Over the past decade, with the rise of internet news, social networking and other outlets, the world of print journalism has been on a strict and exponential decline. That is the thesis at the core of the latest film from director Andrew Rossi, entitled Page One: A Year Inside The New York Times.
Looking at that very thing, a year inside the New York Times, Page One follows those inside the New York Times newsroom, during a year where Rossi was able to gain a historic level of access to both the newsroom, as well as those who make it up. Featuring interviews with the likes of David Carr (who the film for a lack of better words focuses on), Page One is an interesting, if horribly scatterbrained look at a group of people on the precipus of both extinction and expansion thanks to the world wide web.
The star of this documentary is really the access itself. Taking a real look at both the Times as a whole, and the creation of the Media Desk, the film has a historic level of access to the desk, and those who make it up. Names like Carr, who the film primarily focuses on, are the proxies through which this film asks its cavalcade of questions.
It is these questions that ultimately both hold the film’s head above water, while also keeping its head firmly under it.
Ultimately, the film’s major sin is that it doesn’t quite know what it wants to discuss. Looking at such things as the onslaught of news aggregators like Gawker, as well as a brief, albeit really funny, portion dedicated to the rise of social networking, the film as a whole works as something other than a truly informative documentary, but ultimately fails to say anything extremely compelling.

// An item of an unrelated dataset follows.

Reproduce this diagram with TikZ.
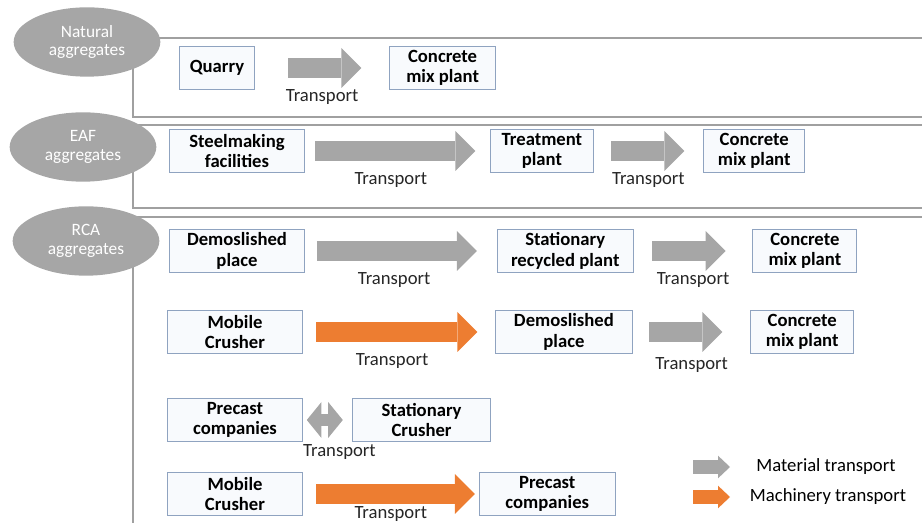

David Carr is truly the reason to get in front of a screen, and check this film out. Carr, in his own esoteric and sarcastic way, says some of the most inherently interesting things about media, culture, and the combination of the two on the web. We also meet names like Bruce Headlam, Bill Keller, Tim Arango, and Brian Stelter, the latter giving the other truly compelling narrative. These are names that have gone from straight forward, classic newspaper journalism, and have made the move into the current world of journalism, all while paring these stories with discussions on WikiLeaks, The Huffington Post, and technology as a whole. All of these stories are ultimately engaging and wholly watchable (particularly to the sly humor injected by both Rossi and the subjects he shoots), but also don’t make Page One the most coherent of documentaries.
Overall, for those not subject to the world of journalism, this may be the revelatory documentary that it seems to set out to be. It ultimately tells a collection of interesting narratives, both based around people and topics, that when weaved together, don’t allow for the correct amount of explanation or breathing room for the stories to truly sink in, or the concepts to steep. Also, if you’ve ever dabbled in writing or taken a class on media and its growth in today’s technological landscape, this ultimately won’t speak too deeply to you. Featuring a great sense of humor, the combination of sarcastic laughs and some really interesting discussions on a wide variety of topics, Page One may be a scatterbrained look at a year inside the New York Times, but it’s also one that is more than a worthwhile watch, particularly when looking at the historic level of access that director Andrew Rossi had been given.
Flawed but absolutely engaging, Page One: A Year Inside The New York Times is a wonderful, if not massively insightful, documentary on the current state of the grey lady. An absolute must see, this is one that you can’t risk not checking out.